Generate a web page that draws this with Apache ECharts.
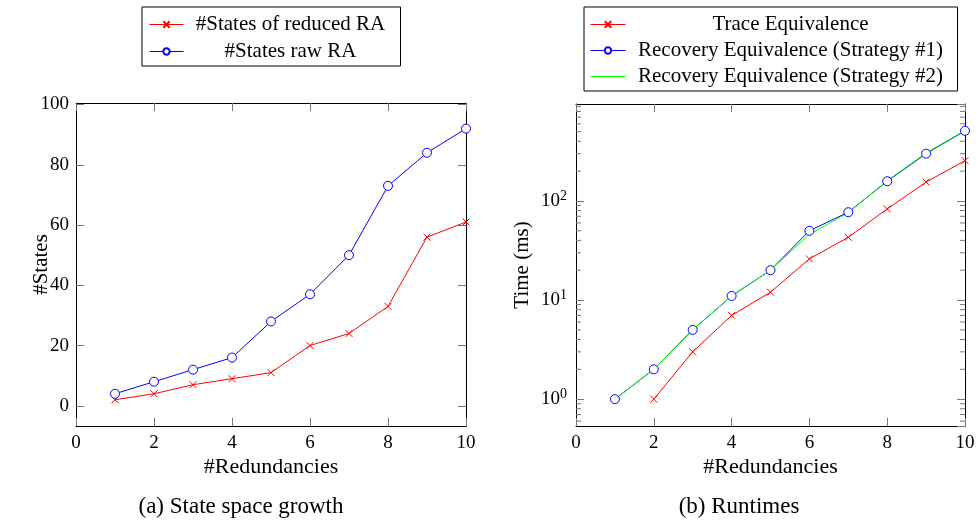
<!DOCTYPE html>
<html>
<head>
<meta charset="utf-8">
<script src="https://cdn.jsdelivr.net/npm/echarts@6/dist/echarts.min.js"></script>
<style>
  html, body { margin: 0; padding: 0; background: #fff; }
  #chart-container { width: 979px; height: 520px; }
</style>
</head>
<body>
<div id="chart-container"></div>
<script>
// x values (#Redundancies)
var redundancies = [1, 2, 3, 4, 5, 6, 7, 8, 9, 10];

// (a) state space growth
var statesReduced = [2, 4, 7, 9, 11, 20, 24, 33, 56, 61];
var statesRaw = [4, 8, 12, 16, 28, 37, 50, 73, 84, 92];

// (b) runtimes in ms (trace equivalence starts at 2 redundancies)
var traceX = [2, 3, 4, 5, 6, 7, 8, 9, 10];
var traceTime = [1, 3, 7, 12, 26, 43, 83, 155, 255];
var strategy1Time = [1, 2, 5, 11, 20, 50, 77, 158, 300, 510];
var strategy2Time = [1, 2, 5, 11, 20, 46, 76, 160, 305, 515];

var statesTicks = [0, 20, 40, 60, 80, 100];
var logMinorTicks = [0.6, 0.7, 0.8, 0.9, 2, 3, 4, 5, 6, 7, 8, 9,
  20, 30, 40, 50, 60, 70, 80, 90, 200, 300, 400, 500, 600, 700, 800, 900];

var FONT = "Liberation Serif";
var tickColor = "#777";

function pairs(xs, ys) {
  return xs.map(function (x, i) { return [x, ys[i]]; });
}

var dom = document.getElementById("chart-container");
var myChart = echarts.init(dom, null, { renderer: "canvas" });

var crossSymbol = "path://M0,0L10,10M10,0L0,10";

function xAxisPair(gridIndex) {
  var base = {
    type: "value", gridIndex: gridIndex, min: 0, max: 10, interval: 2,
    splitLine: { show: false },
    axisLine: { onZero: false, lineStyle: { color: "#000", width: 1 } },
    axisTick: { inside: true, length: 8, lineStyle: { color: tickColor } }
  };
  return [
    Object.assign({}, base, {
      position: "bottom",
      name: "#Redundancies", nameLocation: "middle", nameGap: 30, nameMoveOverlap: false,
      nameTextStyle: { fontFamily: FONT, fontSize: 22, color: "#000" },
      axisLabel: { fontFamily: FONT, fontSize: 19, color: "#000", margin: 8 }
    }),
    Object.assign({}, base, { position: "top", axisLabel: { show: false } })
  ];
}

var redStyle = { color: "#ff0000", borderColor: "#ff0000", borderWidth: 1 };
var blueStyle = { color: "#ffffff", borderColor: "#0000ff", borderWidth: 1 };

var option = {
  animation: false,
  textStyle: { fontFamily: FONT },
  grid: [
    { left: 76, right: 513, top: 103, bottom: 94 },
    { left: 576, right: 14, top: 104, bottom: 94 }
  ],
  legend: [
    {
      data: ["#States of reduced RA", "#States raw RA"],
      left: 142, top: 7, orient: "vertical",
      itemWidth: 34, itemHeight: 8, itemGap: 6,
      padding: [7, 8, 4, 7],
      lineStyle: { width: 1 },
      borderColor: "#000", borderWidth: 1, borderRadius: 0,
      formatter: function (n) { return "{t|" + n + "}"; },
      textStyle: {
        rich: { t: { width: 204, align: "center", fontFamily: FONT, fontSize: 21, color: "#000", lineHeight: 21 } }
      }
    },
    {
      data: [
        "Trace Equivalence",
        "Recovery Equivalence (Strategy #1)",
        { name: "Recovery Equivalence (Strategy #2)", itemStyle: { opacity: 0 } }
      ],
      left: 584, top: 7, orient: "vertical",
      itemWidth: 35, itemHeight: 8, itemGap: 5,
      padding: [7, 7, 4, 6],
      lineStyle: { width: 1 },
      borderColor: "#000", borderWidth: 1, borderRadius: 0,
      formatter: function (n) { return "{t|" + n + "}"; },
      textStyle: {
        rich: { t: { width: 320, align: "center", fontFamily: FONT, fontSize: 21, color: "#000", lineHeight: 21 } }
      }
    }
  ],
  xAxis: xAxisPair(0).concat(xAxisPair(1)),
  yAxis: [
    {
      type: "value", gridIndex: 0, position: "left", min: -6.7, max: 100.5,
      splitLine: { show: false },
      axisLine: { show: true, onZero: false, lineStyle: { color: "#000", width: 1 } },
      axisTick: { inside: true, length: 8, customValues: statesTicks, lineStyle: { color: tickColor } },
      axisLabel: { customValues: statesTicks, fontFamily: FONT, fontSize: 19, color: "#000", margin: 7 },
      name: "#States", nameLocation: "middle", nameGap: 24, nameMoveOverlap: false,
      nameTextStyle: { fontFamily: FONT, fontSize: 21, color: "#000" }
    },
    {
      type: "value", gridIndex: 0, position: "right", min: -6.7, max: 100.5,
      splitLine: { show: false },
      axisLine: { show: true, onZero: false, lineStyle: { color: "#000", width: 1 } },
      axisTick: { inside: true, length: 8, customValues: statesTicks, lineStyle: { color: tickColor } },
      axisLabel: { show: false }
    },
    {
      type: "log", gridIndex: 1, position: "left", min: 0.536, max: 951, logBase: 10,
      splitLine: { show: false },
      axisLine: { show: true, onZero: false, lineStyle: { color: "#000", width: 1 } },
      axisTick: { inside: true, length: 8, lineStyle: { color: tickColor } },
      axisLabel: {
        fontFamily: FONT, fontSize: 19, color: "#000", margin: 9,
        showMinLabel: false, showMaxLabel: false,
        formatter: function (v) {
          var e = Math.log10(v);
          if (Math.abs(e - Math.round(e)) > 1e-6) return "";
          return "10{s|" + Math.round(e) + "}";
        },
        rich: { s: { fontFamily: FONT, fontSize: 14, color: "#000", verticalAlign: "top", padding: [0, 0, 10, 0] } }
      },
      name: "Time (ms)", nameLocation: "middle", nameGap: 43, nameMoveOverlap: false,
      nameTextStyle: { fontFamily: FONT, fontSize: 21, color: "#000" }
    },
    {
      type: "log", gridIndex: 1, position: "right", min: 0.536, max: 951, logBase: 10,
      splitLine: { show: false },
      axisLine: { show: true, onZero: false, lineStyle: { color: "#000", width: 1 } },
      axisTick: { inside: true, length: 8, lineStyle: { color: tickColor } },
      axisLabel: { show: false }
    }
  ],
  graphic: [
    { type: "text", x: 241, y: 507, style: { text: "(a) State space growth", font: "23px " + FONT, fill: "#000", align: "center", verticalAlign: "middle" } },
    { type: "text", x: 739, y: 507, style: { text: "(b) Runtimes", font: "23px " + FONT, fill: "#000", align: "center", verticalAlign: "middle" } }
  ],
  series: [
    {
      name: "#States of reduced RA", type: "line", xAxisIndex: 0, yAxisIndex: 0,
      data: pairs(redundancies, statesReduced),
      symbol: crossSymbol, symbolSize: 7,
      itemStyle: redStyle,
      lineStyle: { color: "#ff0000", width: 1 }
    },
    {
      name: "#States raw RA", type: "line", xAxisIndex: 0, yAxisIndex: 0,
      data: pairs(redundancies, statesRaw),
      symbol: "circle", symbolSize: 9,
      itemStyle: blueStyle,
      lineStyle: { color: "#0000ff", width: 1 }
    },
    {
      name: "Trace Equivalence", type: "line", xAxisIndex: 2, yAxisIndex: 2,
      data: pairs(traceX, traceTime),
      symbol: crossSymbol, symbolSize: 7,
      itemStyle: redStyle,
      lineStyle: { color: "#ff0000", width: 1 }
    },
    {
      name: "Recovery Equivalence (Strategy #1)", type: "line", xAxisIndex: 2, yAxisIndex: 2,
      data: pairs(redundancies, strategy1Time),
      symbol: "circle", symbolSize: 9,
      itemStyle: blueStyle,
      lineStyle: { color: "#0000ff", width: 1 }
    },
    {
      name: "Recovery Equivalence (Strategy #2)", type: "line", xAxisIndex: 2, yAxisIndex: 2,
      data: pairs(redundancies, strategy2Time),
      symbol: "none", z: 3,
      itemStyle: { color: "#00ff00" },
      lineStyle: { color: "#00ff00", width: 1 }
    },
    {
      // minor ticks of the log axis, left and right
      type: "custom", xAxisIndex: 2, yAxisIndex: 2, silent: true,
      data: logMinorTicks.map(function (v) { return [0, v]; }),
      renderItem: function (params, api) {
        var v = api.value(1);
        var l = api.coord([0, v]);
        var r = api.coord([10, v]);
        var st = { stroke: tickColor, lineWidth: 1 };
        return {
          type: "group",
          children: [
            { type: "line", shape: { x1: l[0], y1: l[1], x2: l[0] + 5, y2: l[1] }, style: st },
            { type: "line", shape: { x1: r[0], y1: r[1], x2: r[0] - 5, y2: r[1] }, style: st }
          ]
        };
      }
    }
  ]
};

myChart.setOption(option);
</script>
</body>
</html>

> **Problem statement**
Write out each line of the listing above, exactly, from its first line to the line holding "73, 84, 92];", inclusive. Skip the pictures.

> **Solved problem**
Generate a web page that draws this with Apache ECharts.
<!DOCTYPE html>
<html>
<head>
<meta charset="utf-8">
<script src="https://cdn.jsdelivr.net/npm/echarts@6/dist/echarts.min.js"></script>
<style>
  html, body { margin: 0; padding: 0; background: #fff; }
  #chart-container { width: 979px; height: 520px; }
</style>
</head>
<body>
<div id="chart-container"></div>
<script>
// x values (#Redundancies)
var redundancies = [1, 2, 3, 4, 5, 6, 7, 8, 9, 10];

// (a) state space growth
var statesReduced = [2, 4, 7, 9, 11, 20, 24, 33, 56, 61];
var statesRaw = [4, 8, 12, 16, 28, 37, 50, 73, 84, 92];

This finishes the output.